Given data →
+ + + + + + +
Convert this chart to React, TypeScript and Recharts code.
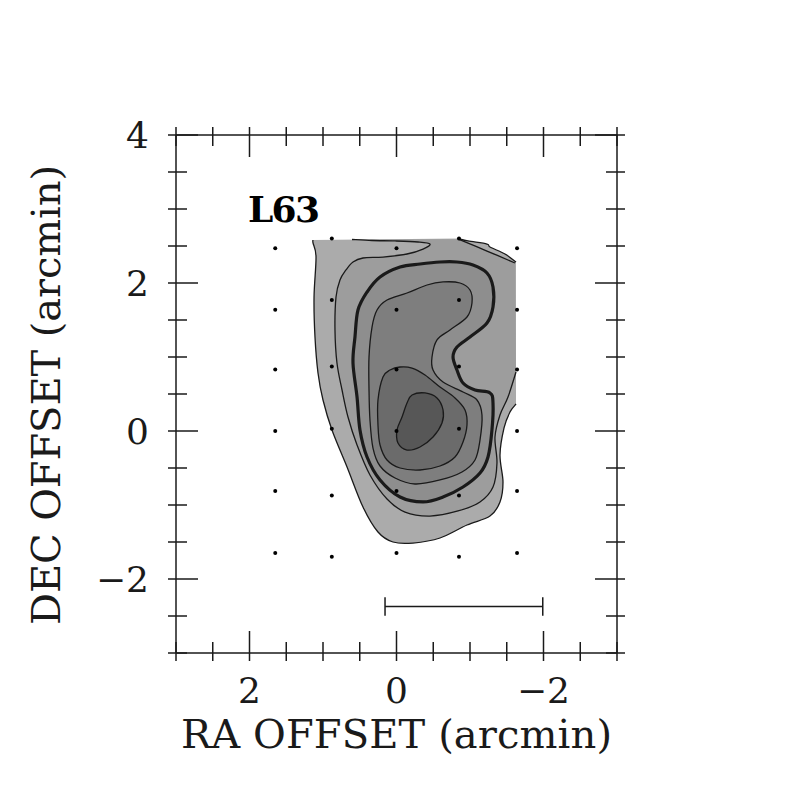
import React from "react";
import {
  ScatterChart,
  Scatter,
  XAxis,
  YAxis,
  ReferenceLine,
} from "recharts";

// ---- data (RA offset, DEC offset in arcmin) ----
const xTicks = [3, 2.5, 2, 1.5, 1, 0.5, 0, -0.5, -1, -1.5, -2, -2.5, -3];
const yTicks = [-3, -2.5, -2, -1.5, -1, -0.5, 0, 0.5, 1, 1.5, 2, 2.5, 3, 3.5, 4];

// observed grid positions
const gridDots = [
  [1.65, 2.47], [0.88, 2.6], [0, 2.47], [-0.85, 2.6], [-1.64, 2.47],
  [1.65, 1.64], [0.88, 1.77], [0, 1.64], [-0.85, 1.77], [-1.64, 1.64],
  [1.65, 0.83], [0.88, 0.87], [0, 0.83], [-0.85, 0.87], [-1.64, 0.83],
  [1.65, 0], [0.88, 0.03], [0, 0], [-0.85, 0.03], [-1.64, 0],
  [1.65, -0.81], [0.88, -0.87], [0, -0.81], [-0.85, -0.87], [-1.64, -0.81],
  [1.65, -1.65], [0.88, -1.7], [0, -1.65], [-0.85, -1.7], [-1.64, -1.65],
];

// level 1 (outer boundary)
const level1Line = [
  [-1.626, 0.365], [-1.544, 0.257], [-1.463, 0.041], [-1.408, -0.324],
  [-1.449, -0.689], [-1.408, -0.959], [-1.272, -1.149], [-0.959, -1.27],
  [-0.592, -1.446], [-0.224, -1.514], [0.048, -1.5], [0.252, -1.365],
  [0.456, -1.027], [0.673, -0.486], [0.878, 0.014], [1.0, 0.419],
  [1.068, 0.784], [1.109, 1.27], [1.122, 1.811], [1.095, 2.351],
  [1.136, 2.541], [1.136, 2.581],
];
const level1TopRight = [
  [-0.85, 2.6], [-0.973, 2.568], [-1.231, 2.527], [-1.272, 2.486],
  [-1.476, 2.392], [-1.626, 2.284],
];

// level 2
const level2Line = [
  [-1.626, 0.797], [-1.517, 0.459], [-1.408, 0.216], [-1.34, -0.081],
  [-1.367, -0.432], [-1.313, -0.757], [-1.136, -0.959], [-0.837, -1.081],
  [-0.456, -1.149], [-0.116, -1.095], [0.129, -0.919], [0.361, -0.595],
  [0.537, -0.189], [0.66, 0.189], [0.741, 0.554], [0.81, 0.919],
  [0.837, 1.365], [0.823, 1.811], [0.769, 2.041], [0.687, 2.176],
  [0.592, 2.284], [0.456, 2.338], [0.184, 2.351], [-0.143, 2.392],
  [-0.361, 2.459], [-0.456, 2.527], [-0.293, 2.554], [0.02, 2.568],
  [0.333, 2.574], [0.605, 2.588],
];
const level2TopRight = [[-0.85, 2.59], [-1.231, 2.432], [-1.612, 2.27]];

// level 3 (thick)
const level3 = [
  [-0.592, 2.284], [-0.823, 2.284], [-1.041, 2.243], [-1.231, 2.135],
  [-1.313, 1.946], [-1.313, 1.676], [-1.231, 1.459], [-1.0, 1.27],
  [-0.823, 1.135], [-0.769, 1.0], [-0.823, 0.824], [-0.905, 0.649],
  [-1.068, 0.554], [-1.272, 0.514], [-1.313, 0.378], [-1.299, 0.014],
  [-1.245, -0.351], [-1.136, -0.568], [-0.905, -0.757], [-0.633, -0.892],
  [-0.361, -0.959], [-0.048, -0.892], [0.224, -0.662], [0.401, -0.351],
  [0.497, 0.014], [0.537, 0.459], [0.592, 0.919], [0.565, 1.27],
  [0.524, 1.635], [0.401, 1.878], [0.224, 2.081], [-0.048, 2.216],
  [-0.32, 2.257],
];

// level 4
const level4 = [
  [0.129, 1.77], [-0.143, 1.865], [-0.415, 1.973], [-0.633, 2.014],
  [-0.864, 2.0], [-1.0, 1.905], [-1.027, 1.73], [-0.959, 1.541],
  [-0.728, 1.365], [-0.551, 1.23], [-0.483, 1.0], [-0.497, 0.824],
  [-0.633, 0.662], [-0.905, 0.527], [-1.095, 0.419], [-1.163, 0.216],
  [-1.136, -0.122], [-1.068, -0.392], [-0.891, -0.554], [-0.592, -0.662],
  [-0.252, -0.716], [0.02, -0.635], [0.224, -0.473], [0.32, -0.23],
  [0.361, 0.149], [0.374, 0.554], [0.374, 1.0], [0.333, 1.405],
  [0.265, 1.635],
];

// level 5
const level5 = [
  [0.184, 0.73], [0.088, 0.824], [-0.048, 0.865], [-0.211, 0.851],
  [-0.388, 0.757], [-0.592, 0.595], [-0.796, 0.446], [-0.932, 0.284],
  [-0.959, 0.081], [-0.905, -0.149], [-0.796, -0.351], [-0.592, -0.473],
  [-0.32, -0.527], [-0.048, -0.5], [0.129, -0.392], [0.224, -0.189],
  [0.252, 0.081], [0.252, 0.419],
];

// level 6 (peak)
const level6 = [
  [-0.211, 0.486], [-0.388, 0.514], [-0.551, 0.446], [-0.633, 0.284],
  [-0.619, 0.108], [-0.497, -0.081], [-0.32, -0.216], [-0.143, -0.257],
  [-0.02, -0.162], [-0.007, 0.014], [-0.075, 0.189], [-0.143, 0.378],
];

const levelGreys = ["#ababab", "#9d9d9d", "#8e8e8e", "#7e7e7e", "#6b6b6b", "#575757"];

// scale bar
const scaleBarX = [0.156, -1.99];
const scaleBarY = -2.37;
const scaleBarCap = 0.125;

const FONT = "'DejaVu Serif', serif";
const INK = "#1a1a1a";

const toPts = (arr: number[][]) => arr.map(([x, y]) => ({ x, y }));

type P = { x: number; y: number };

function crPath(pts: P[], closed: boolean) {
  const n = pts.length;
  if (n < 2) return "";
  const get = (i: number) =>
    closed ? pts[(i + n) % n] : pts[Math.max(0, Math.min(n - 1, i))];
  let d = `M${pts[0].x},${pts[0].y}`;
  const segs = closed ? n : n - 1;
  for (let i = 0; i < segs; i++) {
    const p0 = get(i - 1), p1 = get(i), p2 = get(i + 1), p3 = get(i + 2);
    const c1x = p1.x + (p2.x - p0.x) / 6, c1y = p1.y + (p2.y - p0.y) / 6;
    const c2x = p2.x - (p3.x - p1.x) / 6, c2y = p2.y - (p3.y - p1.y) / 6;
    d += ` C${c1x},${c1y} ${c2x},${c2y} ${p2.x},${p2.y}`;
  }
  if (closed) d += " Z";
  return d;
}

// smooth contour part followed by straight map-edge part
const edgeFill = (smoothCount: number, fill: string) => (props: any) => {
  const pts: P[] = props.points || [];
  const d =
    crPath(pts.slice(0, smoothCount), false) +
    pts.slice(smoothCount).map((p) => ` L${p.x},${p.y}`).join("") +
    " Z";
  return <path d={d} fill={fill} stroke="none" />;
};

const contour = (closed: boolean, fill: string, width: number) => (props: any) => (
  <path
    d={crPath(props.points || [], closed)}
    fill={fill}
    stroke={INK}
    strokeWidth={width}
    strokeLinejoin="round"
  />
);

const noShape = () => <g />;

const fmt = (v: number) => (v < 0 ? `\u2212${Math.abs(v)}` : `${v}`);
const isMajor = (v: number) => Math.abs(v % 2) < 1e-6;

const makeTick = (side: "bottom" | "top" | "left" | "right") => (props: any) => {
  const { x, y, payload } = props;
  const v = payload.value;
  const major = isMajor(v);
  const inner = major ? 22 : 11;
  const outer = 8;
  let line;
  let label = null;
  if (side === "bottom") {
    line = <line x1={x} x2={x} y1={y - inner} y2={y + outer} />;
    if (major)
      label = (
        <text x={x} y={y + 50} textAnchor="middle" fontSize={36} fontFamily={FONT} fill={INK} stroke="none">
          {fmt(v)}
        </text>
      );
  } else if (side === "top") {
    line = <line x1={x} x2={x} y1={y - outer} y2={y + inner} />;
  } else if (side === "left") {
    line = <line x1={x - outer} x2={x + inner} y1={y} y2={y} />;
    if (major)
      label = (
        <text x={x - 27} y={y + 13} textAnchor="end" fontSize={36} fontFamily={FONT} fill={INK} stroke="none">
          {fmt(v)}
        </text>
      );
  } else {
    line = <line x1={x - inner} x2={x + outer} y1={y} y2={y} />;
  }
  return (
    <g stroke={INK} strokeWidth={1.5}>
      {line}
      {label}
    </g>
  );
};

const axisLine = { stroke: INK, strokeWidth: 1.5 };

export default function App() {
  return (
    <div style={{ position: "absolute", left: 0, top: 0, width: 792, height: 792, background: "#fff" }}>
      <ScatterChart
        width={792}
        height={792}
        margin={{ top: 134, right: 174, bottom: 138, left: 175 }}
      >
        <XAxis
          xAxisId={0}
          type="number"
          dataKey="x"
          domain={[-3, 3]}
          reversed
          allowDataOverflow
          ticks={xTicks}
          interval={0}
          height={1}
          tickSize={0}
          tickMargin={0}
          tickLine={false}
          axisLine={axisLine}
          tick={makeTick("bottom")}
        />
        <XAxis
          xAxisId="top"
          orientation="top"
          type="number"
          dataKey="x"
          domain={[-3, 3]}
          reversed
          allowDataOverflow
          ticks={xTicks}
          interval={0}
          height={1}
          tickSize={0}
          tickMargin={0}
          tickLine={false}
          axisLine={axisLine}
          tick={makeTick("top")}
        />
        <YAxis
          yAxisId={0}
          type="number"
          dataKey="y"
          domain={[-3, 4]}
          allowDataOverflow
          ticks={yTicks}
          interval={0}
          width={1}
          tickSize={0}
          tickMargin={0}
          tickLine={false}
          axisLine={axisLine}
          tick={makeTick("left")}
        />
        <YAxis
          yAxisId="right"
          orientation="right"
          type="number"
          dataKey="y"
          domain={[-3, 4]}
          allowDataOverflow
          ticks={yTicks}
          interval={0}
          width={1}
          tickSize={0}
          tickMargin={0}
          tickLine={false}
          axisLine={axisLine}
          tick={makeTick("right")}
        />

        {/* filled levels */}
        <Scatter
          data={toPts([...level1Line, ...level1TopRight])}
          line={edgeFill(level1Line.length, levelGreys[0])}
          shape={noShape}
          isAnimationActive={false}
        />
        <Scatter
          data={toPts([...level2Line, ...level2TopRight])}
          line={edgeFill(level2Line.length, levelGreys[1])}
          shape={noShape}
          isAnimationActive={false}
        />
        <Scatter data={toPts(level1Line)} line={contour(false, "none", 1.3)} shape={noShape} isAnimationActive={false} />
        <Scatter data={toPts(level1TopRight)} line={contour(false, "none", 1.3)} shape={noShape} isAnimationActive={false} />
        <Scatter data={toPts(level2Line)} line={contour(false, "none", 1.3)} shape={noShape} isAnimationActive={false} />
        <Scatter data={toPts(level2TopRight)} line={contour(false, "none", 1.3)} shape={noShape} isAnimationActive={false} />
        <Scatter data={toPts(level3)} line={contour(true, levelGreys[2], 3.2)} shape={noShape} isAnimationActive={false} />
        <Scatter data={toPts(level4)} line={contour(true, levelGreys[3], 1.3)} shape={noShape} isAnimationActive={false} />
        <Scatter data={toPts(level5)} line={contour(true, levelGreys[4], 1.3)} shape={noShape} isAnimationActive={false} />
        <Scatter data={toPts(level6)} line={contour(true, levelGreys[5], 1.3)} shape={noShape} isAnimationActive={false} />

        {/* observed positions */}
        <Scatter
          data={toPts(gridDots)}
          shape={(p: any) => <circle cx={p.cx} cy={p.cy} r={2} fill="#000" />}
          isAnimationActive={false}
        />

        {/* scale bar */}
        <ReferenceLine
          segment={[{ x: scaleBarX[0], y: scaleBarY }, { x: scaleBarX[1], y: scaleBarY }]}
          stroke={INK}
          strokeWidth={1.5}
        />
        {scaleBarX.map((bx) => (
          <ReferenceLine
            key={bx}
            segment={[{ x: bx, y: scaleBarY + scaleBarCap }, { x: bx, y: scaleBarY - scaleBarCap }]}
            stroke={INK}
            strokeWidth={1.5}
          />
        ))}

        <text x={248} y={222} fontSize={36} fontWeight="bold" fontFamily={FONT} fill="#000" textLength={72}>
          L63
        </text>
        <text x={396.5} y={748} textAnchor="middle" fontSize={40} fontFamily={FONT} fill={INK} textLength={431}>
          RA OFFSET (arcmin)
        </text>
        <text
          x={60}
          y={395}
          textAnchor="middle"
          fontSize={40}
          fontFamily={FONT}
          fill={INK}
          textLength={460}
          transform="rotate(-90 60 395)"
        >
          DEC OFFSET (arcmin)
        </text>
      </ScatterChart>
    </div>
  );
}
+ + + + + + +
What this task involves →
Exactly reproduce the run of lines from the start of the listing through the line with "2.5, 3, 3.5, 4];", inclusive; pictures are not copied.

Written reply →
Convert this chart to React, TypeScript and Recharts code.
import React from "react";
import {
  ScatterChart,
  Scatter,
  XAxis,
  YAxis,
  ReferenceLine,
} from "recharts";

// ---- data (RA offset, DEC offset in arcmin) ----
const xTicks = [3, 2.5, 2, 1.5, 1, 0.5, 0, -0.5, -1, -1.5, -2, -2.5, -3];
const yTicks = [-3, -2.5, -2, -1.5, -1, -0.5, 0, 0.5, 1, 1.5, 2, 2.5, 3, 3.5, 4];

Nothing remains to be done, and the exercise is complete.